• [WRITTEN TASK]: In the lines below, output everything from the first line through the line containing "from matplotlib.ticker import MultipleLocator" exactly as it is. Pictures are not part of the output.

• [SOURCE EXCERPT]:

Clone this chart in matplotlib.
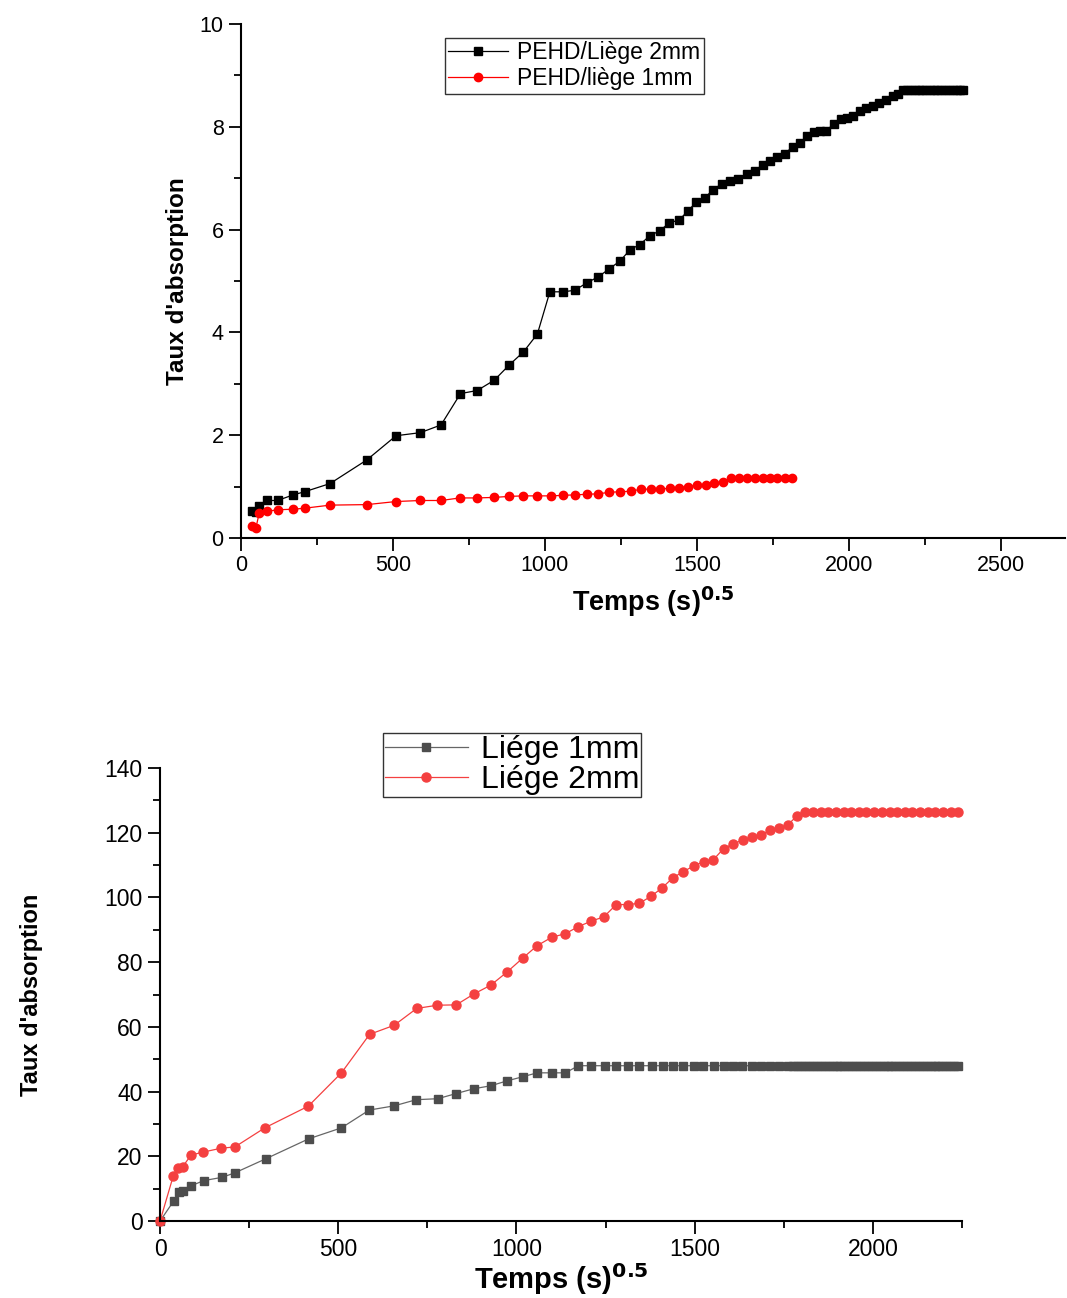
import matplotlib
matplotlib.use("Agg")
import matplotlib.pyplot as plt
from matplotlib.ticker import MultipleLocator

# PEHD/Liège composites - absorption vs sqrt(time)
t_2mm = [35, 49, 60, 87, 120, 172, 209, 293, 414, 510, 590, 658, 722, 777, 833,
         883, 929, 975, 1016, 1060, 1098, 1139, 1175, 1212, 1247, 1280, 1312, 1345,
         1378, 1409, 1442, 1471, 1497, 1526, 1552, 1582, 1609, 1636, 1663, 1691,
         1716, 1740, 1764, 1789, 1815, 1839, 1861, 1885, 1905, 1924, 1951, 1973,
         1992, 2014, 2036, 2056, 2078, 2100, 2122, 2144, 2162, 2179, 2191, 2204,
         2216, 2229, 2241, 2254, 2266, 2279, 2291, 2304, 2316, 2329, 2341, 2354,
         2366, 2376]
v_2mm = [0.53, 0.50, 0.62, 0.73, 0.73, 0.84, 0.90, 1.06, 1.52, 1.99, 2.05, 2.20,
         2.81, 2.87, 3.07, 3.37, 3.62, 3.97, 4.79, 4.79, 4.82, 4.97, 5.08, 5.24,
         5.39, 5.61, 5.71, 5.88, 5.98, 6.13, 6.19, 6.37, 6.53, 6.61, 6.78, 6.89,
         6.95, 6.99, 7.09, 7.15, 7.26, 7.33, 7.41, 7.48, 7.61, 7.68, 7.83, 7.90,
         7.92, 7.92, 8.06, 8.16, 8.18, 8.22, 8.31, 8.37, 8.41, 8.47, 8.52, 8.59,
         8.64, 8.72, 8.72, 8.72, 8.72, 8.72, 8.72, 8.72, 8.72, 8.72, 8.72, 8.72,
         8.72, 8.72, 8.72, 8.72, 8.72, 8.72]

t_1mm = [35, 49, 60, 87, 120, 172, 209, 293, 414, 510, 590, 658, 720, 777, 832,
         883, 929, 975, 1019, 1060, 1100, 1137, 1175, 1212, 1247, 1282, 1315, 1348,
         1378, 1410, 1441, 1470, 1499, 1529, 1557, 1584, 1611, 1637, 1663, 1690,
         1716, 1740, 1764, 1788, 1812]
v_1mm = [0.23, 0.20, 0.49, 0.52, 0.55, 0.56, 0.58, 0.64, 0.65, 0.71, 0.73, 0.73,
         0.78, 0.78, 0.79, 0.81, 0.82, 0.82, 0.82, 0.83, 0.84, 0.85, 0.86, 0.89,
         0.90, 0.91, 0.95, 0.95, 0.95, 0.97, 0.98, 1.00, 1.03, 1.04, 1.07, 1.09,
         1.17, 1.17, 1.17, 1.17, 1.17, 1.17, 1.17, 1.17, 1.17]

# Liège alone
tl_1mm = [0, 39, 53, 65, 87, 123, 174, 210, 296, 417, 509, 587, 657, 719, 779,
          831, 881, 928, 973, 1018, 1058, 1099, 1137, 1174, 1210, 1247, 1280, 1313,
          1344, 1379, 1410, 1438, 1468, 1497, 1524, 1555, 1582, 1608, 1634, 1662,
          1686, 1712, 1736, 1761, 1775, 1786, 1798, 1809, 1821, 1832, 1843, 1854,
          1865, 1876, 1887, 1898, 1909, 1920, 1931, 1942, 1953, 1964, 1975, 1986,
          1997, 2008, 2019, 2030, 2041, 2052, 2063, 2074, 2085, 2096, 2107, 2118,
          2129, 2140, 2151, 2162, 2173, 2184, 2195, 2206, 2217, 2228, 2239]
vl_1mm = [0, 6.3, 9.1, 9.4, 10.9, 12.5, 13.5, 14.9, 19.2, 25.4, 28.8, 34.3, 35.6,
          37.5, 37.8, 39.4, 40.9, 41.8, 43.3, 44.6, 45.8, 45.8, 45.8] + [48.0] * 64

tl_2mm = [0, 37, 51, 63, 87, 121, 171, 210, 294, 416, 509, 588, 657, 720, 778,
          831, 881, 928, 973, 1018, 1058, 1099, 1137, 1174, 1210, 1245, 1280, 1312,
          1345, 1378, 1408, 1438, 1468, 1497, 1525, 1552, 1581, 1607, 1635, 1661,
          1686, 1711, 1736, 1761, 1786, 1809, 1832, 1853, 1875, 1896, 1918, 1939,
          1961, 1982, 2004, 2025, 2047, 2068, 2090, 2111, 2132, 2154, 2175, 2196,
          2218, 2239]
vl_2mm = [0, 13.9, 16.3, 16.7, 20.4, 21.3, 22.5, 22.9, 28.8, 35.5, 45.8, 57.7,
          60.5, 65.7, 66.7, 66.8, 70.2, 72.9, 76.9, 81.3, 85.1, 87.7, 88.8, 91.0,
          92.7, 94.0, 97.8, 97.8, 98.2, 100.4, 102.9, 106.0, 108.0, 109.7, 111.1,
          111.6, 115.1, 116.5, 117.8, 118.6, 119.4, 120.7, 121.4, 122.4, 125.1] + [126.5] * 21

plt.rcParams['font.family'] = ['Liberation Sans', 'DejaVu Sans']

fig = plt.figure(figsize=(10.67, 12.98), dpi=100)
ax1 = fig.add_axes([0.2259, 0.5855, 0.772, 0.396])
ax2 = fig.add_axes([0.15, 0.0593, 0.7516, 0.349])

ax1.plot(t_2mm, v_2mm, color='black', lw=0.9, marker='s', ms=5.5, label='PEHD/Liège 2mm')
ax1.plot(t_1mm, v_1mm, color='#ff0000', lw=0.9, marker='o', ms=6, label='PEHD/liège 1mm')
ax1.set_xlim(0, 2710)
ax1.set_ylim(0, 10)
ax1.xaxis.set_major_locator(MultipleLocator(500))
ax1.xaxis.set_minor_locator(MultipleLocator(250))
ax1.yaxis.set_major_locator(MultipleLocator(2))
ax1.yaxis.set_minor_locator(MultipleLocator(1))
ax1.legend(loc='upper left', bbox_to_anchor=(0.2476, 0.973), fancybox=False,
           edgecolor='black', fontsize=16.5, handlelength=2.6, borderpad=0.15,
           labelspacing=0.12, handletextpad=0.4, borderaxespad=0)
ax1.set_xlabel('Temps (s)$^{\\mathbf{0.5}}$', fontsize=19.5, fontweight='bold', labelpad=6)
ax1.set_ylabel("Taux d'absorption", fontsize=17.5, fontweight='bold', labelpad=8)
ax1.tick_params(which='major', labelsize=15.5)

ax2.plot(tl_1mm, vl_1mm, color='#666666', lw=0.9, marker='s', ms=6,
         mfc='#4d4d4d', mec='#4d4d4d', label='Liége 1mm')
ax2.plot(tl_2mm, vl_2mm, color='#f44040', lw=0.9, marker='o', ms=6.5,
         mfc='#f44040', mec='#f44040', label='Liége 2mm')
ax2.set_xlim(0, 2250)
ax2.set_ylim(0, 140)
ax2.xaxis.set_major_locator(MultipleLocator(500))
ax2.xaxis.set_minor_locator(MultipleLocator(250))
ax2.yaxis.set_major_locator(MultipleLocator(20))
ax2.yaxis.set_minor_locator(MultipleLocator(10))
ax2.legend(loc='upper left', bbox_to_anchor=(0.278, 1.077), fancybox=False,
           edgecolor='black', fontsize=23, handlelength=2.6, borderpad=0.06,
           labelspacing=0.0, handletextpad=0.4, borderaxespad=0)
ax2.set_xlabel('Temps (s)$^{\\mathbf{0.5}}$', fontsize=21, fontweight='bold', labelpad=0)
ax2.set_ylabel("Taux d'absorption", fontsize=17, fontweight='bold', labelpad=44)
ax2.tick_params(which='major', labelsize=16.5)

for ax in (ax1, ax2):
    ax.spines['top'].set_visible(False)
    ax.spines['right'].set_visible(False)
    ax.spines['left'].set_linewidth(1.5)
    ax.spines['bottom'].set_linewidth(1.5)
    ax.tick_params(which='major', direction='out', length=9, width=1.3)
    ax.tick_params(which='minor', direction='out', length=5, width=1.3)
    for line in ax.get_lines():
        line.set_clip_on(False)

fig.savefig('out.png', dpi=100)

• [PROBLEM SOLUTION]:
Clone this chart in matplotlib.
import matplotlib
matplotlib.use("Agg")
import matplotlib.pyplot as plt
from matplotlib.ticker import MultipleLocator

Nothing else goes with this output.